:: Data lines ::
>>>

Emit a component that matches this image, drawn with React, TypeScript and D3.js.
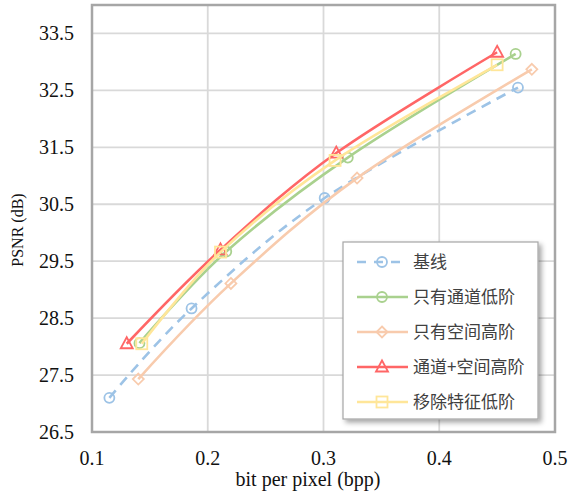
import React from 'react'
import * as d3 from 'd3'

// bpp / PSNR
const baselineX = [0.115, 0.186, 0.301, 0.468]
const baselineY = [27.1, 28.67, 30.61, 32.55]
const channelLowX = [0.141, 0.216, 0.321, 0.466]
const channelLowY = [28.06, 29.67, 31.32, 33.14]
const spatialHighX = [0.14, 0.22, 0.329, 0.48]
const spatialHighY = [27.43, 29.11, 30.96, 32.87]
const bothX = [0.13, 0.211, 0.311, 0.45]
const bothY = [28.05, 29.7, 31.4, 33.17]
const removeLowX = [0.143, 0.211, 0.31, 0.45]
const removeLowY = [28.05, 29.66, 31.27, 32.95]

const xTicks = [0.1, 0.2, 0.3, 0.4, 0.5]
const yTicks = [26.5, 27.5, 28.5, 29.5, 30.5, 31.5, 32.5, 33.5]

const series = [
    { name: '基线', xs: baselineX, ys: baselineY, color: '#9dc3e6', marker: 'circle', dash: '10,7' },
    { name: '只有通道低阶', xs: channelLowX, ys: channelLowY, color: '#a9d18e', marker: 'circle', dash: null },
    { name: '只有空间高阶', xs: spatialHighX, ys: spatialHighY, color: '#f8cbad', marker: 'diamond', dash: null },
    { name: '通道+空间高阶', xs: bothX, ys: bothY, color: '#ff6666', marker: 'triangle', dash: null },
    { name: '移除特征低阶', xs: removeLowX, ys: removeLowY, color: '#ffe699', marker: 'square', dash: null },
]

const W = 569, H = 495
const left = 92, right = 555, top = 5, bottom = 432
const serif = { fontFamily: '"Liberation Serif", "DejaVu Serif", "Times New Roman", serif' }

function Marker({ type, x, y, color }) {
    const sw = 1.8
    if (type === 'circle') return <circle cx={x} cy={y} r={5} fill="none" stroke={color} strokeWidth={sw} />
    if (type === 'square') return <rect x={x - 5.5} y={y - 5.5} width={11} height={11} fill="none" stroke={color} strokeWidth={sw} />
    if (type === 'diamond') return <path d={`M${x},${y - 5.5}L${x + 5.5},${y}L${x},${y + 5.5}L${x - 5.5},${y}Z`} fill="none" stroke={color} strokeWidth={sw} />
    return <path d={`M${x},${y - 6.5}L${x + 6},${y + 4.5}L${x - 6},${y + 4.5}Z`} fill="none" stroke={color} strokeWidth={sw} />
}

export default function App() {
    const x = d3.scaleLinear().domain([0.1, 0.5]).range([left, right])
    const y = d3.scaleLinear().domain([26.5, 34]).range([bottom, top])

    const line = d3.line<[number, number]>()
        .x(d => x(d[0]))
        .y(d => y(d[1]))
        .curve(d3.curveCardinal.tension(0))

    const legX = 343, legY = 242, legW = 195, legH = 177
    const rowY = i => 262 + i * 35

    return (
        <svg width={W} height={H} style={{ position: 'absolute', left: 0, top: 0 }}>
            <defs>
                <filter id="shadow" x="-10%" y="-10%" width="130%" height="130%">
                    <feDropShadow dx="3" dy="3" stdDeviation="2.5" floodColor="#000" floodOpacity="0.35" />
                </filter>
            </defs>
            <rect width={W} height={H} fill="#fff" />

            {/* grid */}
            {xTicks.slice(1, -1).map(t => (
                <line key={'gx' + t} x1={x(t)} x2={x(t)} y1={top} y2={bottom} stroke="#d9d9d9" strokeWidth={1.8} />
            ))}
            {yTicks.slice(1).map(t => (
                <line key={'gy' + t} x1={left} x2={right} y1={y(t)} y2={y(t)} stroke="#d9d9d9" strokeWidth={1.8} />
            ))}
            <rect x={left} y={top} width={right - left} height={bottom - top} fill="none" stroke="#a6a6a6" strokeWidth={2.5} />

            {/* tick labels */}
            {yTicks.map(t => (
                <text key={'ty' + t} x={74} y={y(t)} dy="0.33em" textAnchor="end"
                    style={serif} fontSize={20} fill="#111">{t.toFixed(1)}</text>
            ))}
            {xTicks.map(t => (
                <text key={'tx' + t} x={x(t)} y={465} textAnchor="middle"
                    style={serif} fontSize={20} fill="#111">{t.toFixed(1)}</text>
            ))}
            <text x={308} y={486} textAnchor="middle" style={serif}
                fontSize={20} fill="#111">bit per pixel (bpp)</text>
            <text transform="translate(23,230) rotate(-90)" textAnchor="middle" style={serif}
                fontSize={16} fill="#111">PSNR (dB)</text>

            {/* series */}
            {series.map(s => {
                const pts = s.xs.map((v, i) => [v, s.ys[i]] as [number, number])
                return (
                    <g key={s.name}>
                        <path d={line(pts)} fill="none" stroke={s.color} strokeWidth={2.6}
                            strokeDasharray={s.dash || undefined} />
                        {pts.map((p, i) => <Marker key={i} type={s.marker} x={x(p[0])} y={y(p[1])} color={s.color} />)}
                    </g>
                )
            })}

            {/* legend */}
            <rect x={legX} y={legY} width={legW} height={legH} fill="#fff" stroke="#a6a6a6" strokeWidth={1.2} filter="url(#shadow)" />
            {series.map((s, i) => (
                <g key={'lg' + s.name}>
                    <line x1={357} x2={408} y1={rowY(i)} y2={rowY(i)} stroke={s.color} strokeWidth={2.6}
                        strokeDasharray={s.dash ? '9,8' : undefined} />
                    <Marker type={s.marker} x={382} y={rowY(i)} color={s.color} />
                    <text x={413} y={rowY(i)} dy="0.35em" style={{ fontFamily: '"Noto Sans CJK SC", sans-serif' }}
                        fontSize={17} fill="#404040">{s.name}</text>
                </g>
            ))}
        </svg>
    )
}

<<<

:: Task to carry out ::
Reproduce the listing word for word and omit its pictures.

:: Reply to the exercise ::
Emit a component that matches this image, drawn with React, TypeScript and D3.js.
import React from 'react'
import * as d3 from 'd3'

// bpp / PSNR
const baselineX = [0.115, 0.186, 0.301, 0.468]
const baselineY = [27.1, 28.67, 30.61, 32.55]
const channelLowX = [0.141, 0.216, 0.321, 0.466]
const channelLowY = [28.06, 29.67, 31.32, 33.14]
const spatialHighX = [0.14, 0.22, 0.329, 0.48]
const spatialHighY = [27.43, 29.11, 30.96, 32.87]
const bothX = [0.13, 0.211, 0.311, 0.45]
const bothY = [28.05, 29.7, 31.4, 33.17]
const removeLowX = [0.143, 0.211, 0.31, 0.45]
const removeLowY = [28.05, 29.66, 31.27, 32.95]

const xTicks = [0.1, 0.2, 0.3, 0.4, 0.5]
const yTicks = [26.5, 27.5, 28.5, 29.5, 30.5, 31.5, 32.5, 33.5]

const series = [
    { name: '基线', xs: baselineX, ys: baselineY, color: '#9dc3e6', marker: 'circle', dash: '10,7' },
    { name: '只有通道低阶', xs: channelLowX, ys: channelLowY, color: '#a9d18e', marker: 'circle', dash: null },
    { name: '只有空间高阶', xs: spatialHighX, ys: spatialHighY, color: '#f8cbad', marker: 'diamond', dash: null },
    { name: '通道+空间高阶', xs: bothX, ys: bothY, color: '#ff6666', marker: 'triangle', dash: null },
    { name: '移除特征低阶', xs: removeLowX, ys: removeLowY, color: '#ffe699', marker: 'square', dash: null },
]

const W = 569, H = 495
const left = 92, right = 555, top = 5, bottom = 432
const serif = { fontFamily: '"Liberation Serif", "DejaVu Serif", "Times New Roman", serif' }

function Marker({ type, x, y, color }) {
    const sw = 1.8
    if (type === 'circle') return <circle cx={x} cy={y} r={5} fill="none" stroke={color} strokeWidth={sw} />
    if (type === 'square') return <rect x={x - 5.5} y={y - 5.5} width={11} height={11} fill="none" stroke={color} strokeWidth={sw} />
    if (type === 'diamond') return <path d={`M${x},${y - 5.5}L${x + 5.5},${y}L${x},${y + 5.5}L${x - 5.5},${y}Z`} fill="none" stroke={color} strokeWidth={sw} />
    return <path d={`M${x},${y - 6.5}L${x + 6},${y + 4.5}L${x - 6},${y + 4.5}Z`} fill="none" stroke={color} strokeWidth={sw} />
}

export default function App() {
    const x = d3.scaleLinear().domain([0.1, 0.5]).range([left, right])
    const y = d3.scaleLinear().domain([26.5, 34]).range([bottom, top])

    const line = d3.line<[number, number]>()
        .x(d => x(d[0]))
        .y(d => y(d[1]))
        .curve(d3.curveCardinal.tension(0))

    const legX = 343, legY = 242, legW = 195, legH = 177
    const rowY = i => 262 + i * 35

    return (
        <svg width={W} height={H} style={{ position: 'absolute', left: 0, top: 0 }}>
            <defs>
                <filter id="shadow" x="-10%" y="-10%" width="130%" height="130%">
                    <feDropShadow dx="3" dy="3" stdDeviation="2.5" floodColor="#000" floodOpacity="0.35" />
                </filter>
            </defs>
            <rect width={W} height={H} fill="#fff" />

            {/* grid */}
            {xTicks.slice(1, -1).map(t => (
                <line key={'gx' + t} x1={x(t)} x2={x(t)} y1={top} y2={bottom} stroke="#d9d9d9" strokeWidth={1.8} />
            ))}
            {yTicks.slice(1).map(t => (
                <line key={'gy' + t} x1={left} x2={right} y1={y(t)} y2={y(t)} stroke="#d9d9d9" strokeWidth={1.8} />
            ))}
            <rect x={left} y={top} width={right - left} height={bottom - top} fill="none" stroke="#a6a6a6" strokeWidth={2.5} />

            {/* tick labels */}
            {yTicks.map(t => (
                <text key={'ty' + t} x={74} y={y(t)} dy="0.33em" textAnchor="end"
                    style={serif} fontSize={20} fill="#111">{t.toFixed(1)}</text>
            ))}
            {xTicks.map(t => (
                <text key={'tx' + t} x={x(t)} y={465} textAnchor="middle"
                    style={serif} fontSize={20} fill="#111">{t.toFixed(1)}</text>
            ))}
            <text x={308} y={486} textAnchor="middle" style={serif}
                fontSize={20} fill="#111">bit per pixel (bpp)</text>
            <text transform="translate(23,230) rotate(-90)" textAnchor="middle" style={serif}
                fontSize={16} fill="#111">PSNR (dB)</text>

            {/* series */}
            {series.map(s => {
                const pts = s.xs.map((v, i) => [v, s.ys[i]] as [number, number])
                return (
                    <g key={s.name}>
                        <path d={line(pts)} fill="none" stroke={s.color} strokeWidth={2.6}
                            strokeDasharray={s.dash || undefined} />
                        {pts.map((p, i) => <Marker key={i} type={s.marker} x={x(p[0])} y={y(p[1])} color={s.color} />)}
                    </g>
                )
            })}

            {/* legend */}
            <rect x={legX} y={legY} width={legW} height={legH} fill="#fff" stroke="#a6a6a6" strokeWidth={1.2} filter="url(#shadow)" />
            {series.map((s, i) => (
                <g key={'lg' + s.name}>
                    <line x1={357} x2={408} y1={rowY(i)} y2={rowY(i)} stroke={s.color} strokeWidth={2.6}
                        strokeDasharray={s.dash ? '9,8' : undefined} />
                    <Marker type={s.marker} x={382} y={rowY(i)} color={s.color} />
                    <text x={413} y={rowY(i)} dy="0.35em" style={{ fontFamily: '"Noto Sans CJK SC", sans-serif' }}
                        fontSize={17} fill="#404040">{s.name}</text>
                </g>
            ))}
        </svg>
    )
}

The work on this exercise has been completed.